** Start of RECORDED INFORMATION **

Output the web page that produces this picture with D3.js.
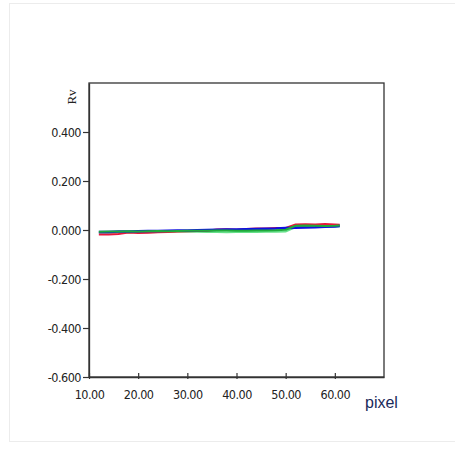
<!DOCTYPE html>
<html><head><meta charset="utf-8">
<script src="https://cdn.jsdelivr.net/npm/d3@7"></script>
<style>body{margin:0;background:#fff}svg{display:block}</style>
</head><body>
<script>
const xValues = [12,14,16,18,20,22,24,26,28,30,32,34,36,38,40,42,44,46,48,50,52,54,56,58,60,61];
const seriesNames = ["lightgreen","red","blue","green"];
const lightgreenValues = [-0.011,-0.011,-0.010,-0.010,-0.009,-0.009,-0.008,-0.008,-0.007,-0.007,-0.007,-0.008,-0.008,-0.009,-0.008,-0.008,-0.008,-0.007,-0.007,-0.006,0.012,0.013,0.013,0.014,0.014,0.015];
const redValues = [-0.018,-0.018,-0.016,-0.010,-0.012,-0.011,-0.009,-0.008,-0.006,-0.005,-0.004,-0.003,0.002,0.003,0.001,0.004,0.006,0.006,0.008,0.008,0.022,0.023,0.022,0.024,0.022,0.021];
const blueValues = [-0.008,-0.008,-0.006,-0.006,-0.005,-0.004,-0.004,-0.003,-0.002,-0.002,-0.001,0.000,0.001,0.002,0.002,0.003,0.004,0.005,0.006,0.008,0.009,0.010,0.011,0.013,0.014,0.016];
const greenValues = [-0.007,-0.006,-0.006,-0.005,-0.006,-0.005,-0.004,-0.005,-0.004,-0.003,-0.003,-0.003,-0.002,-0.002,-0.003,-0.003,-0.002,-0.002,-0.001,0.001,0.017,0.018,0.017,0.016,0.017,0.018];
const seriesColors = ["#66e08a","#e8163c","#1010e0","#1faa3a"];
const xTicks = [10,20,30,40,50,60];
const yTicks = [-0.6,-0.4,-0.2,0,0.2,0.4];
const xLabel = "pixel", yLabel = "Rv";

const W = 455, H = 455;
const svg = d3.select("body").append("svg").attr("width", W).attr("height", H);
svg.append("rect").attr("x",9.5).attr("y",3.5).attr("width",460).attr("height",438)
  .attr("fill","#fff").attr("stroke","#ececec");

const L = 89, R = 384, T = 83, B = 377;
const x = d3.scaleLinear().domain([10,70]).range([L,R]);
const y = d3.scaleLinear().domain([-0.6,0.6]).range([B,T]);

svg.append("rect").attr("x",L).attr("y",T).attr("width",R-L).attr("height",B-T)
  .attr("fill","none").attr("stroke","#333").attr("stroke-width",1.3);

const font = "DejaVu Sans Condensed, Liberation Sans, Arial, sans-serif";
const fmtY = d => d3.format(".3f")(d).replace("\u2212","-");
const yAxis = svg.append("g").attr("transform",`translate(${L},0)`)
  .call(d3.axisLeft(y).tickValues(yTicks).tickFormat(fmtY).tickSize(6).tickSizeOuter(0).tickPadding(2));
const xAxis = svg.append("g").attr("transform",`translate(0,${B})`)
  .call(d3.axisBottom(x).tickValues(xTicks).tickFormat(d3.format(".2f")).tickSize(3).tickSizeOuter(0).tickPadding(10));
xAxis.selectAll(".tick line").attr("y1",-4).attr("y2",2);
[yAxis,xAxis].forEach(g=>{
  g.select(".domain").attr("stroke","#333").attr("stroke-width",1.3);
  g.selectAll(".tick line").attr("stroke","#333").attr("stroke-width",1.2);
  g.selectAll("text").attr("font-family",font).attr("font-size",12.5).attr("fill","#222").attr("letter-spacing","-0.5");
});
yAxis.selectAll("text").attr("dy","0.35em");

const allSeries = [lightgreenValues, redValues, blueValues, greenValues];
const line = d3.line().x((d,i)=>x(xValues[i])).y(d=>y(d));
allSeries.forEach((vals,k)=>{
  svg.append("path").datum(vals).attr("d",line).attr("fill","none")
    .attr("stroke",seriesColors[k]).attr("stroke-width",k===2?2.6:2)
    .attr("class","series-"+seriesNames[k]);
});

svg.append("text").attr("transform","translate(76,97) rotate(-90)").attr("text-anchor","middle")
  .attr("font-family","Liberation Serif, Times New Roman, serif").attr("font-size",13).attr("fill","#222").text(yLabel);
svg.append("text").attr("x",365).attr("y",408).attr("font-family","Liberation Sans, Arial, sans-serif").attr("font-size",16)
  .attr("fill","#1a2a5a").text(xLabel);
</script>
</body></html>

** End of RECORDED INFORMATION **

* **WRITTEN EXERCISE**: Go through the listing above and write it all out exactly, leaving out any picture.

* **TASK RESULT**:
Output the web page that produces this picture with D3.js.
<!DOCTYPE html>
<html><head><meta charset="utf-8">
<script src="https://cdn.jsdelivr.net/npm/d3@7"></script>
<style>body{margin:0;background:#fff}svg{display:block}</style>
</head><body>
<script>
const xValues = [12,14,16,18,20,22,24,26,28,30,32,34,36,38,40,42,44,46,48,50,52,54,56,58,60,61];
const seriesNames = ["lightgreen","red","blue","green"];
const lightgreenValues = [-0.011,-0.011,-0.010,-0.010,-0.009,-0.009,-0.008,-0.008,-0.007,-0.007,-0.007,-0.008,-0.008,-0.009,-0.008,-0.008,-0.008,-0.007,-0.007,-0.006,0.012,0.013,0.013,0.014,0.014,0.015];
const redValues = [-0.018,-0.018,-0.016,-0.010,-0.012,-0.011,-0.009,-0.008,-0.006,-0.005,-0.004,-0.003,0.002,0.003,0.001,0.004,0.006,0.006,0.008,0.008,0.022,0.023,0.022,0.024,0.022,0.021];
const blueValues = [-0.008,-0.008,-0.006,-0.006,-0.005,-0.004,-0.004,-0.003,-0.002,-0.002,-0.001,0.000,0.001,0.002,0.002,0.003,0.004,0.005,0.006,0.008,0.009,0.010,0.011,0.013,0.014,0.016];
const greenValues = [-0.007,-0.006,-0.006,-0.005,-0.006,-0.005,-0.004,-0.005,-0.004,-0.003,-0.003,-0.003,-0.002,-0.002,-0.003,-0.003,-0.002,-0.002,-0.001,0.001,0.017,0.018,0.017,0.016,0.017,0.018];
const seriesColors = ["#66e08a","#e8163c","#1010e0","#1faa3a"];
const xTicks = [10,20,30,40,50,60];
const yTicks = [-0.6,-0.4,-0.2,0,0.2,0.4];
const xLabel = "pixel", yLabel = "Rv";

const W = 455, H = 455;
const svg = d3.select("body").append("svg").attr("width", W).attr("height", H);
svg.append("rect").attr("x",9.5).attr("y",3.5).attr("width",460).attr("height",438)
  .attr("fill","#fff").attr("stroke","#ececec");

const L = 89, R = 384, T = 83, B = 377;
const x = d3.scaleLinear().domain([10,70]).range([L,R]);
const y = d3.scaleLinear().domain([-0.6,0.6]).range([B,T]);

svg.append("rect").attr("x",L).attr("y",T).attr("width",R-L).attr("height",B-T)
  .attr("fill","none").attr("stroke","#333").attr("stroke-width",1.3);

const font = "DejaVu Sans Condensed, Liberation Sans, Arial, sans-serif";
const fmtY = d => d3.format(".3f")(d).replace("\u2212","-");
const yAxis = svg.append("g").attr("transform",`translate(${L},0)`)
  .call(d3.axisLeft(y).tickValues(yTicks).tickFormat(fmtY).tickSize(6).tickSizeOuter(0).tickPadding(2));
const xAxis = svg.append("g").attr("transform",`translate(0,${B})`)
  .call(d3.axisBottom(x).tickValues(xTicks).tickFormat(d3.format(".2f")).tickSize(3).tickSizeOuter(0).tickPadding(10));
xAxis.selectAll(".tick line").attr("y1",-4).attr("y2",2);
[yAxis,xAxis].forEach(g=>{
  g.select(".domain").attr("stroke","#333").attr("stroke-width",1.3);
  g.selectAll(".tick line").attr("stroke","#333").attr("stroke-width",1.2);
  g.selectAll("text").attr("font-family",font).attr("font-size",12.5).attr("fill","#222").attr("letter-spacing","-0.5");
});
yAxis.selectAll("text").attr("dy","0.35em");

const allSeries = [lightgreenValues, redValues, blueValues, greenValues];
const line = d3.line().x((d,i)=>x(xValues[i])).y(d=>y(d));
allSeries.forEach((vals,k)=>{
  svg.append("path").datum(vals).attr("d",line).attr("fill","none")
    .attr("stroke",seriesColors[k]).attr("stroke-width",k===2?2.6:2)
    .attr("class","series-"+seriesNames[k]);
});

svg.append("text").attr("transform","translate(76,97) rotate(-90)").attr("text-anchor","middle")
  .attr("font-family","Liberation Serif, Times New Roman, serif").attr("font-size",13).attr("fill","#222").text(yLabel);
svg.append("text").attr("x",365).attr("y",408).attr("font-family","Liberation Sans, Arial, sans-serif").attr("font-size",16)
  .attr("fill","#1a2a5a").text(xLabel);
</script>
</body></html>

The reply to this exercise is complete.